The Chiefs moved the ball up and down the field all game, but they failed to execute where it mattered most. Here is a closer look at the chances the Chiefs had to score touchdowns, and why they had to settle for field goals.

The game of football can be highly frustrating and can leave players, coaches, and fans scratching their heads at times. One of the most head-scratching things from this past week is how a team like the Kansas City Chiefs can move the ball so easily up and down the field, yet fail when they get the ball into the red zone. Offensively the Chiefs finished with 447 total yards, averaged 7.1 yards per play, and finished with 25 first downs compared to the Denver Broncos 19.

It seemed like a dominating performance yet the Chiefs scored just one touchdown, and came away with five Harrison Butker field goals, and just a six-point win in a game in which they were heavy favorites. It wasn’t for lack of chances that the Chiefs failed to punch the ball in, they had more than their fair share of chances to get in the endzone.

Some plays are just tough luck, and the play above shows that. The other team gets paid too and it is just a good play by Shelby Harris to drop into coverage after a busted play, nothing anyone can do on this big third-down stop except tip a cap to Denver.

Some plays have a beautiful setup, but a lack of vision and execution can take away a chance to get the ball into the endzone. Below Le’Veon Bell has a great chance to score a touchdown, but he misses a wide-open seam down the middle and instead tries to bounce the ball to the outside.

One of the things that I have seen some fans complain about lately is that they think the Chiefs get too “cute” when they have the ball inside the ten-yard line. It’s cute when it doesn’t work, but when it does it is creative. The fact of the matter is the Chiefs just don’t have the offensive line personnel is not good enough to simply line it up and “pound it in” as many have clamored for.

The interior offensive line struggles to get a push on normal inside run plays, so to expect them to do any better packed in tight on the goal line is not realistic. The play above the Chiefs actually scored on in week four against the New England Patriots, I had thought it was week one, ( my mistake), but it has worked in the past.

Below Tyreek Hill comes open in the back right corner of the end zone, but the Denver pass rush forces Mahomes to take his eyes away from down field, in a particularly poor sequence by the Chiefs tackles.

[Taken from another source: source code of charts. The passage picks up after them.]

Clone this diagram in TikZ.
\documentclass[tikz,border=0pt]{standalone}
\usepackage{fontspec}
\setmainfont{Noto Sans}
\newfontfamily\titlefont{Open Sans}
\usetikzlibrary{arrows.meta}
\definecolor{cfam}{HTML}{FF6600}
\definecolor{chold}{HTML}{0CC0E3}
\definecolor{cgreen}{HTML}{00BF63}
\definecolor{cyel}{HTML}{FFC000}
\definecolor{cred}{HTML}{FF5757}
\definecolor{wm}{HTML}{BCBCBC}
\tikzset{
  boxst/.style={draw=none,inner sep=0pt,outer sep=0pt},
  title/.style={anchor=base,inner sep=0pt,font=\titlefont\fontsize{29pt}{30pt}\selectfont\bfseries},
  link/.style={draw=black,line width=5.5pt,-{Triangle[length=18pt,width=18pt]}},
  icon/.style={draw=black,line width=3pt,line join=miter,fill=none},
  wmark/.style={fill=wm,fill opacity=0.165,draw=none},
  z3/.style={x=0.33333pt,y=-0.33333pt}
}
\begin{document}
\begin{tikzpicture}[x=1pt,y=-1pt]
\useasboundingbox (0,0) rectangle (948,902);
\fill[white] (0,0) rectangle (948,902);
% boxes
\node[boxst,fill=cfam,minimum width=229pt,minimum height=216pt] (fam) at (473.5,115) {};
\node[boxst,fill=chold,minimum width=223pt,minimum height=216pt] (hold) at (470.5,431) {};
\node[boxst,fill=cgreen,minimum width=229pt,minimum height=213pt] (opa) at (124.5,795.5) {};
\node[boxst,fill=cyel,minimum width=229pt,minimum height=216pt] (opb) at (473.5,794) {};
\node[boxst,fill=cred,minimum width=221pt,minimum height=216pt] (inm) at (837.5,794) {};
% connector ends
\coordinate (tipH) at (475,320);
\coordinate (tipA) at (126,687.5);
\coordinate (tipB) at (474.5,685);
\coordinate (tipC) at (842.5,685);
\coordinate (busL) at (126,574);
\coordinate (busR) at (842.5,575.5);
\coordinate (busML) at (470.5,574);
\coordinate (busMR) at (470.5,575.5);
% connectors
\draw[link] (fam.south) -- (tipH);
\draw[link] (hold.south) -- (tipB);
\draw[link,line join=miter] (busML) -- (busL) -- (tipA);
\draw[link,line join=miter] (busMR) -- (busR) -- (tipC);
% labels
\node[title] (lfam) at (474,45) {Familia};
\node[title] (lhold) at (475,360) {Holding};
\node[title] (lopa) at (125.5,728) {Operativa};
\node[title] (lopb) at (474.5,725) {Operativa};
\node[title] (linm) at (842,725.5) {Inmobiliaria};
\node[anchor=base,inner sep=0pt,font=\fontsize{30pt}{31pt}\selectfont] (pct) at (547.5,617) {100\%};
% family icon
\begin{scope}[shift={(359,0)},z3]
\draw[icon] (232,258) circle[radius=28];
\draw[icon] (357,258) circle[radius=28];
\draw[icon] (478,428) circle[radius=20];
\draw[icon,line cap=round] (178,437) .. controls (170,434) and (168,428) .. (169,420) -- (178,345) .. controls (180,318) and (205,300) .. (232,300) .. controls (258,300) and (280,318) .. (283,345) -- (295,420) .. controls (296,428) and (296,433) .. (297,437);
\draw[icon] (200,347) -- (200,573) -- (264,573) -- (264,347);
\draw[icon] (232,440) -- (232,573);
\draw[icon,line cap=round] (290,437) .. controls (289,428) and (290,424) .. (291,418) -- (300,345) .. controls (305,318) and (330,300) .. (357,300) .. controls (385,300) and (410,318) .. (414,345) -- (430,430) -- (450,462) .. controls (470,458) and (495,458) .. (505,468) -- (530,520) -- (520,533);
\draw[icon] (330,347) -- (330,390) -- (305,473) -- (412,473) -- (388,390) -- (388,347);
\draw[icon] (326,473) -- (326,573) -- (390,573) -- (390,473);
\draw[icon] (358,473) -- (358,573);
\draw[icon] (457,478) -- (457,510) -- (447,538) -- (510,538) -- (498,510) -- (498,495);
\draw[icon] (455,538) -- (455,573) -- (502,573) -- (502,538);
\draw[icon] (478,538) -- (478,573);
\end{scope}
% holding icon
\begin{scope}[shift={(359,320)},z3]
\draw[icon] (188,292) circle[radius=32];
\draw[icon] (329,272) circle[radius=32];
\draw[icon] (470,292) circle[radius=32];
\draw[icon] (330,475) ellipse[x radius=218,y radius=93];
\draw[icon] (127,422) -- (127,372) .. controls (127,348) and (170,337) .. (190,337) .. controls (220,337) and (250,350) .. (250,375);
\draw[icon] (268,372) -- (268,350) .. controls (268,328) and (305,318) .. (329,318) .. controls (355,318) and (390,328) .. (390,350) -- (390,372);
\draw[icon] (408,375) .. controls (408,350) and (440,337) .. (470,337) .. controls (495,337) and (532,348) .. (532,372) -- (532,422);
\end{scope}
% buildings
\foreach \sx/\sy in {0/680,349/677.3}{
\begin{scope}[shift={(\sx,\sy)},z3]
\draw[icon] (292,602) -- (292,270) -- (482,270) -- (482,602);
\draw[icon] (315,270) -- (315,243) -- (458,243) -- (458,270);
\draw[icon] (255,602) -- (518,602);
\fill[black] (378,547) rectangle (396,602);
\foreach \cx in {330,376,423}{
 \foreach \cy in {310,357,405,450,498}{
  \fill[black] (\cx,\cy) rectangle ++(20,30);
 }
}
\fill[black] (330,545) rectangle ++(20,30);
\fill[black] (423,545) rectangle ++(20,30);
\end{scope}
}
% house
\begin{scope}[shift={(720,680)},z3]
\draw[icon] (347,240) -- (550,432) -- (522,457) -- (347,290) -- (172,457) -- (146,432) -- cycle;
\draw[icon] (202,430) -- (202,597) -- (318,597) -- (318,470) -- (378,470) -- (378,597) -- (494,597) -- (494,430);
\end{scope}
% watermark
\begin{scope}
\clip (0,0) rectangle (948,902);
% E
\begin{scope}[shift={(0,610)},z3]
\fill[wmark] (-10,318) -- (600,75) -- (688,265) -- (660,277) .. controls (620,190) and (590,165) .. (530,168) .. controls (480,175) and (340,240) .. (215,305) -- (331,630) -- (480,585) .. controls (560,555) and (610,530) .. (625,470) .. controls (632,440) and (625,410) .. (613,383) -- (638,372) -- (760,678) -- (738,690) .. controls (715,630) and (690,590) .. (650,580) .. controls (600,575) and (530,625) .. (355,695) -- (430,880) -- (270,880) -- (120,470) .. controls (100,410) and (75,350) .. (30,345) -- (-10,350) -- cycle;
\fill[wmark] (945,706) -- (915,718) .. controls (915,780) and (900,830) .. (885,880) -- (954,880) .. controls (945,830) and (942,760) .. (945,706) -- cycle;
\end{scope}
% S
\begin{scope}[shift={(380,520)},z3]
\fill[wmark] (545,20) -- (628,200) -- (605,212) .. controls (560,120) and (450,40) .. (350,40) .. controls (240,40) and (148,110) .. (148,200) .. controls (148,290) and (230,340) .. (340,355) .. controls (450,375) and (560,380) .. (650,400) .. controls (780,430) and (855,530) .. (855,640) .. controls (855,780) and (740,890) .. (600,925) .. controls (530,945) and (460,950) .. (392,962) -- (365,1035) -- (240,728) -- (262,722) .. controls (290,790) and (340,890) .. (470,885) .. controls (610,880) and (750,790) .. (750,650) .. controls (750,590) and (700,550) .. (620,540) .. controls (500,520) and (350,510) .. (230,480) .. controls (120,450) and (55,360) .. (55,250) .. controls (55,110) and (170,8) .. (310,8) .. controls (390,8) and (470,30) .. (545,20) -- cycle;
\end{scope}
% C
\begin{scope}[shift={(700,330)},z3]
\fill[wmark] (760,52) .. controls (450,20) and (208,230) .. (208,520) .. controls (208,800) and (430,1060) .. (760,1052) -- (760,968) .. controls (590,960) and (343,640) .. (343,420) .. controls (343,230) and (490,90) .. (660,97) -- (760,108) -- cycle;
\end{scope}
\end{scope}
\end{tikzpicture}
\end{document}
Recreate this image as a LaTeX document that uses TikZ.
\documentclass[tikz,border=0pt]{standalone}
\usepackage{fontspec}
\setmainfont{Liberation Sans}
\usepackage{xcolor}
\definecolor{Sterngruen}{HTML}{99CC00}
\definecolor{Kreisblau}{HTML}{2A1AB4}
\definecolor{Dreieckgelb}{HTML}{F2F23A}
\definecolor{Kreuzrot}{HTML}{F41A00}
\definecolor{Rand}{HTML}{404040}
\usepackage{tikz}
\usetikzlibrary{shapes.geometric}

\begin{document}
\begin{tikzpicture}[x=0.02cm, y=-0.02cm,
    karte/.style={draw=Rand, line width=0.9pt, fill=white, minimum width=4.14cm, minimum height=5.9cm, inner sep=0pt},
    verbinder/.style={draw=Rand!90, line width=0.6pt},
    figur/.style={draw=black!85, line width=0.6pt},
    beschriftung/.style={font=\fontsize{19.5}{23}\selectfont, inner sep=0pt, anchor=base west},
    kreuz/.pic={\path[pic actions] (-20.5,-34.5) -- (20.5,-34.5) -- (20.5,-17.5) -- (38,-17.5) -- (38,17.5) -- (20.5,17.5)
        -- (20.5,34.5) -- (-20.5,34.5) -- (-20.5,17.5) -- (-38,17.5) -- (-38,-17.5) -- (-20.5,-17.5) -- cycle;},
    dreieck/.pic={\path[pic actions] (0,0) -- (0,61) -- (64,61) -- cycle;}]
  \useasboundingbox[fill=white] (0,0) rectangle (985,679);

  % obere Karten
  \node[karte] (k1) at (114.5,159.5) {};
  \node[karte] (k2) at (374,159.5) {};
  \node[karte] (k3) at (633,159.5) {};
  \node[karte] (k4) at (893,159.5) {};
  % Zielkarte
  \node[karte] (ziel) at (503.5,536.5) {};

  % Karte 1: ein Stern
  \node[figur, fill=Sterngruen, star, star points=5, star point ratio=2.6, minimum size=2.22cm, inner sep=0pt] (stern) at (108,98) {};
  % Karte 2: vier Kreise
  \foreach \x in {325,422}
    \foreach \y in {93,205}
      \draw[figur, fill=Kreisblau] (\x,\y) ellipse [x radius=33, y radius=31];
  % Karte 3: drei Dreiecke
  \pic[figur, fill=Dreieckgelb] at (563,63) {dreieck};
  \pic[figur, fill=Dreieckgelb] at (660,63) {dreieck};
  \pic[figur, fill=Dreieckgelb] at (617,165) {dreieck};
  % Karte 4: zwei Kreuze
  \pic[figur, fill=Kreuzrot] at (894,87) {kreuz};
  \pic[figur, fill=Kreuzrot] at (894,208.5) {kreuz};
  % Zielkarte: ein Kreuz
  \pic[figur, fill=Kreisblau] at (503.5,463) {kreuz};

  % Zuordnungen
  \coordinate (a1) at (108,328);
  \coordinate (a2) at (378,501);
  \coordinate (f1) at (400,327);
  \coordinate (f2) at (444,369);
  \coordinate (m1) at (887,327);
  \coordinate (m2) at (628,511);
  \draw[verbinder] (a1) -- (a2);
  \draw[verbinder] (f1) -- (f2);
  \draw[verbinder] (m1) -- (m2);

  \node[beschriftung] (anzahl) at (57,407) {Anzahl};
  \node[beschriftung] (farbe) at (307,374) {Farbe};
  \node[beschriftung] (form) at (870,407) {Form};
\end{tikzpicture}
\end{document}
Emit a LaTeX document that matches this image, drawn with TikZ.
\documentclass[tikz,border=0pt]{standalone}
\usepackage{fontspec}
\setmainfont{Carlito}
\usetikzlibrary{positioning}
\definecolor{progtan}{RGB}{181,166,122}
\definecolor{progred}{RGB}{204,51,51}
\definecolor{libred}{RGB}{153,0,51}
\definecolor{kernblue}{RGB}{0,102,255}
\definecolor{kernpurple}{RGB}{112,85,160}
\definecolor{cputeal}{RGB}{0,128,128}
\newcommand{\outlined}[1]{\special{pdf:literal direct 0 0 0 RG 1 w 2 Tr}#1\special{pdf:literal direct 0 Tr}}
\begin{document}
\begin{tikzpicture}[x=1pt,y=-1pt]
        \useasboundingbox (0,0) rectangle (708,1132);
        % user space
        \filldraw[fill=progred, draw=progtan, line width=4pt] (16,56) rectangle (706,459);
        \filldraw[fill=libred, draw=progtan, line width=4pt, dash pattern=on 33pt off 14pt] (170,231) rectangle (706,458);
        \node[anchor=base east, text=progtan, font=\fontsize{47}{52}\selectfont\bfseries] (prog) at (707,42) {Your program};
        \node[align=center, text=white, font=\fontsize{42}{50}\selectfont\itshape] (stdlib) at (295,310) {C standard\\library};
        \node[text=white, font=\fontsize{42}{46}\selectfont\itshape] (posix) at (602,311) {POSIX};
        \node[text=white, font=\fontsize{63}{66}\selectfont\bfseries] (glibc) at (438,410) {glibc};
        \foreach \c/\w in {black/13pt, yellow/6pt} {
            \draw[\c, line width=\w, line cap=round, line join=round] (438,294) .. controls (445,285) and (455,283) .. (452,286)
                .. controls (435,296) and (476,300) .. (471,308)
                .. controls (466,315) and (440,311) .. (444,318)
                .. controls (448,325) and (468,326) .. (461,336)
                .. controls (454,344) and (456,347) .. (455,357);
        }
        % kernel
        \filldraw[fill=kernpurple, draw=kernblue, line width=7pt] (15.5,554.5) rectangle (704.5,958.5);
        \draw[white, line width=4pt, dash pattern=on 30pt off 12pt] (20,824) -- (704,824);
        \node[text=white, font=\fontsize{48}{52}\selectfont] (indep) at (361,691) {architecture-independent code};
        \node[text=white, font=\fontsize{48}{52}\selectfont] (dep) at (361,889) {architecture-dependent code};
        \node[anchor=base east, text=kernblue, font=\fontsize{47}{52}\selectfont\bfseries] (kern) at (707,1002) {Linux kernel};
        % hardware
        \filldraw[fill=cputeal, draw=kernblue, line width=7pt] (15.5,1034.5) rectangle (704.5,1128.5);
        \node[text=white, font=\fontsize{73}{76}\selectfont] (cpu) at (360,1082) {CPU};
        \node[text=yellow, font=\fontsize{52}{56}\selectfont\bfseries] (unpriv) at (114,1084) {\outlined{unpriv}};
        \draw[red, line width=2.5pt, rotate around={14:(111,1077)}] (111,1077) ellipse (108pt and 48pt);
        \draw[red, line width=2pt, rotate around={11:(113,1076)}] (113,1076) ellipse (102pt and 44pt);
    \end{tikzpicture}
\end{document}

Not even Patrick Mahomes played his best game in the red zone. On the play above if he pulls the ball he has set up either himself to fake a pitch and run the ball in, or pitch the ball to Tyreek Hill who would be one on one headed to the pile on. I like Hill’s odds on that play. Instead, Mahomes gives and the safety fills the gap, no one up front’s fault or even Bell’s, he was just the man the Chiefs couldn’t account for on that play.

Give credit where credit is due, Vic Fangio had his defense ready to bend but not break. The Broncos had the Chiefs number on the goal line, but they really exposed some of the tendencies that the Chiefs have had, such as suing motion and misdirection to keep teams off balance, while also attacking the edge with speed.

It all stems back to the Chief’s struggles running the football, and the interior of the offensive line not being able to get enough consistent movement upfront. Now it is a makeshift unit up front missing several starters at this point, but it is starting to be figured out that Andy Reid has no intention of trying to line it up and just pound it in.

Now just because these plays didn’t work doesn’t mean they are bad plays, they were just ineffective this week. In fact, the Chiefs have had a ton of red zone scores this year using similar schemes and in some cases the exact same plays.

The only complaint that I have is they took the ball out of Patrick Mahomes hands a little too much for my liking. He has been the catalyst for plenty of scores inside the five. Sometimes you have to win ugly, and in the NFL it is quite literally any given Sunday, but headed into the final quarter of the season red zone efficiency is something the Chiefs will have to improve upon. This team is designed to score touchdowns, not kick field goals inside the ten.